Spokespeople for the Biden, Sanders, Warren and Trump campaigns didn’t respond to requests for comment.
Aging is associated with multiple kinds of cognitive decline. But Kupferman insists voters should evaluate candidates individually, rather than ruling out candidates because of their age.
“We all know people in their eighties that are completely in control,” Kupferman said.
At an early July pro-Trump rally outside the White House, rallygoer William Temple, dressed in a Revolutionary War costume, insisted that Biden was too old for the White House. On the other hand, he insisted that Trump, who is just a few years younger than the former vice president, would have no age-related problems.
Temple declined to give his own age, insisting that he was more than 200 years old, an apparent reference to his costume.
Seventy-five-year-old socialist activist Dr.

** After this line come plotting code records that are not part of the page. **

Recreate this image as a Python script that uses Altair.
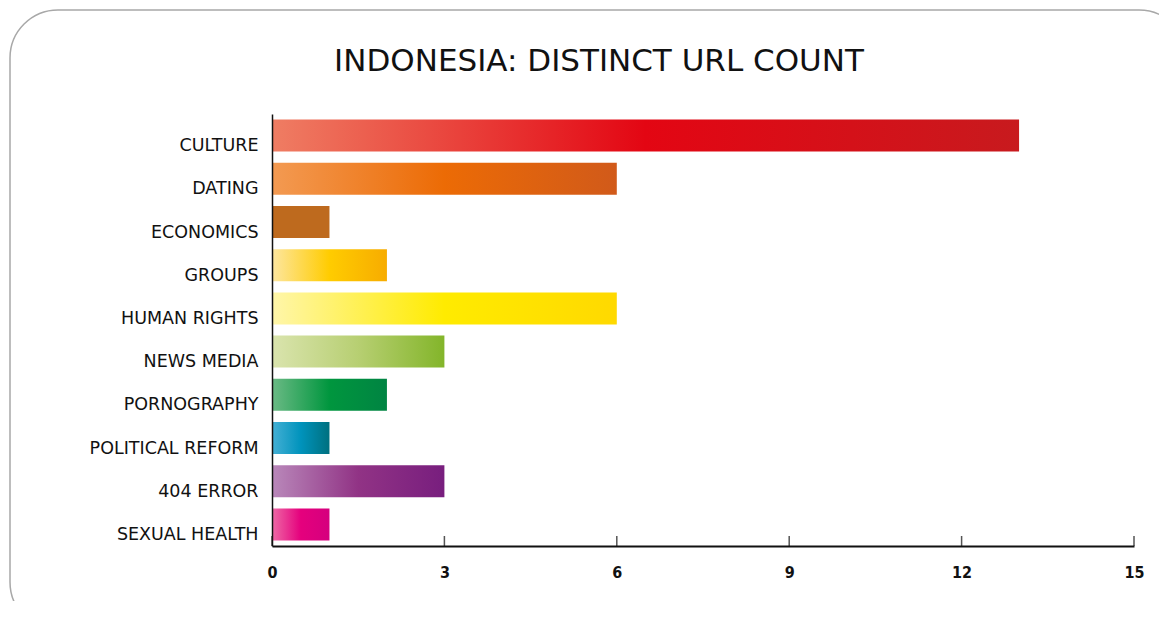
import altair as alt
import pandas as pd

categories = ["CULTURE", "DATING", "ECONOMICS", "GROUPS", "HUMAN RIGHTS",
              "NEWS MEDIA", "PORNOGRAPHY", "POLITICAL REFORM", "404 ERROR", "SEXUAL HEALTH"]
counts = [13, 6, 1, 2, 6, 3, 2, 1, 3, 1]
tick_values = [0, 3, 6, 9, 12, 15]

# gradient colours per bar: (left, middle, right)
bar_colors = [
    ("#EF7D63", "#E30613", "#C81A1E"),
    ("#F39A52", "#EC6B05", "#D15A1A"),
    ("#BE6A1E", "#BE6A1E", "#BE6A1E"),
    ("#FDE6A0", "#FFCC00", "#F7AC00"),
    ("#FFF6AA", "#FFEB00", "#FFD900"),
    ("#DAE4AE", "#B7CF72", "#83B52A"),
    ("#6BBA85", "#00963E", "#008442"),
    ("#45B0D5", "#0093BC", "#00707F"),
    ("#B988BA", "#913385", "#781E7E"),
    ("#EE6AA6", "#E5007D", "#D5007E"),
]

df = pd.DataFrame({"category": categories, "count": counts})
ticks_df = pd.DataFrame({"v": tick_values})

W, H = 862, 432
FONT = "DejaVu Sans"

x_scale = alt.Scale(domain=[0, 15], nice=False, zero=True)
y_scale = alt.Scale(domain=categories, paddingInner=0.26, paddingOuter=0.13)

x_axis = alt.Axis(values=tick_values, title=None, grid=False, ticks=False,
                  domainColor="#111", domainWidth=2, labelFont="DejaVu Sans Condensed",
                  labelFontSize=16, labelColor="#111", labelPadding=18, labelFontWeight="bold",
                  labelFlush=False, zindex=2)
y_axis = alt.Axis(title=None, ticks=False, domainColor="#111", domainWidth=1.5,
                  labelFont=FONT, labelFontSize=17.5, labelColor="#111", labelPadding=14,
                  labelOffset=10.5, labelLimit=400, zindex=2)

layers = []
# decorative rounded frame
frame = alt.Chart(alt.Data(values=[{}])).mark_rect(
    cornerRadius=48, filled=False, stroke="#a8a8a8", strokeWidth=1.5
).encode(x=alt.value(-262), x2=alt.value(915), y=alt.value(-104), y2=alt.value(516))
layers.append(frame)

for i, (cat, cols) in enumerate(zip(categories, bar_colors)):
    grad = alt.Gradient(
        gradient="linear",
        stops=[alt.GradientStop(color=cols[0], offset=0),
               alt.GradientStop(color=cols[1], offset=0.5),
               alt.GradientStop(color=cols[2], offset=1)],
        x1=0, x2=1, y1=0, y2=0,
    )
    layer = alt.Chart(df).transform_filter(
        alt.datum.category == cat
    ).mark_bar(color=grad).encode(
        x=alt.X("count:Q", scale=x_scale, axis=x_axis),
        y=alt.Y("category:N", scale=y_scale, sort=categories, axis=y_axis),
    )
    layers.append(layer)

ticks = alt.Chart(ticks_df).mark_rule(color="#555", strokeWidth=1.5).encode(
    x=alt.X("v:Q", scale=x_scale, axis=x_axis),
    y=alt.value(H - 10), y2=alt.value(H),
)
layers.append(ticks)

chart = alt.layer(*layers).properties(
    width=W, height=H,
    title=alt.TitleParams("INDONESIA: DISTINCT URL COUNT", font=FONT, fontSize=31,
                          fontWeight="normal", color="#111", anchor="middle",
                          dx=-104, offset=-93, baseline="alphabetic"),
    autosize=alt.AutoSizeParams(type="none"),
    padding={"left": 264, "top": 106, "right": 25, "bottom": 55},
    background="white",
).configure_view(stroke=None)

chart.save("out.html", embed_options={"renderer": "svg", "actions": False})
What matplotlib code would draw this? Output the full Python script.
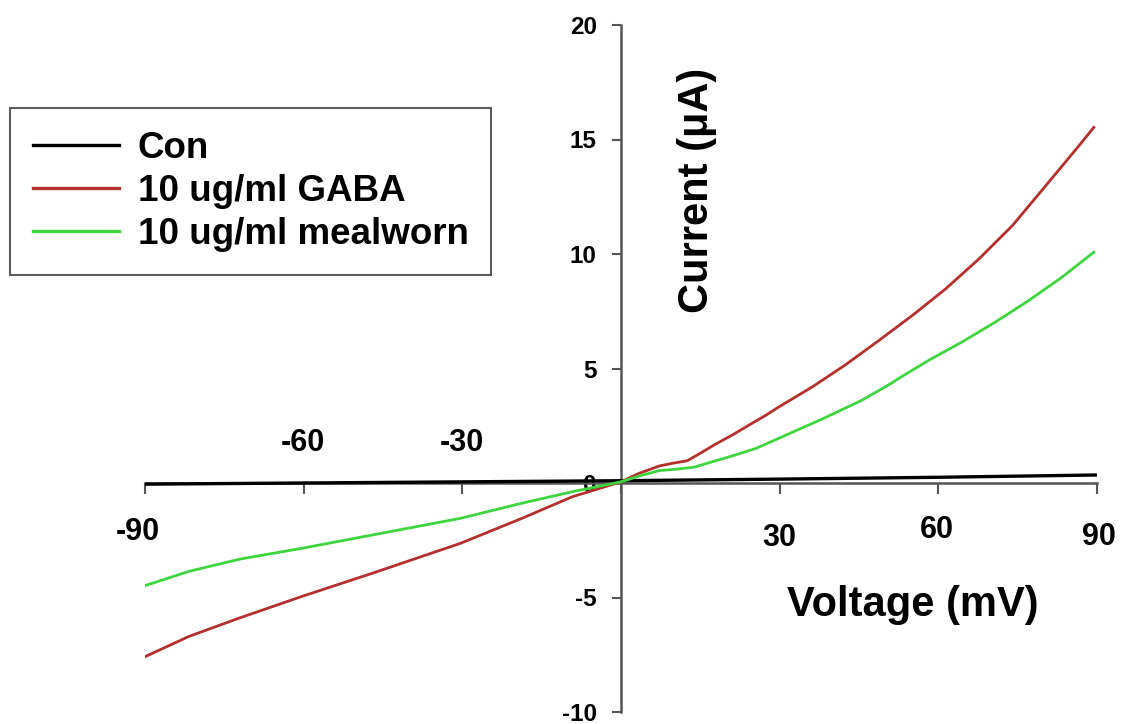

Jerome Segal, who has been outspoken in his criticism of the focus on age in the presidential race, said concerns about candidates’ age reflect a larger bias against the old in the United States.
“One of the great problems with America is that we basically have this arbitrary way of treating people as if, at a certain point, they no longer have important contributions to make to the life of society or to the life of people around them,” said Segal, who ran for a Senate in Maryland in 2018. “And we lose enormously.”
If elected, Sanders would become the oldest person to take the office in U.S. history—surpassing Trump, the current record holder. Meanwhile, Biden has been dogged by questions about whether his age would hold him back, both as a general election candidate and as president. Asked on Saturday about voters concerned about his age, Biden said voters worried about his age shouldn’t vote for him.
"I say if they're concerned, don't vote for me," Biden said.
Ida Shiang, a communications director at older people rights group HelpAge, said the concerns about the presidential candidates’ ages in the presidential race are reinforcing ageist attitudes.
“It ends up hurting everybody,” Shiang said. “Not just the people who are old now, but also the people who are young now and will be older in the future.”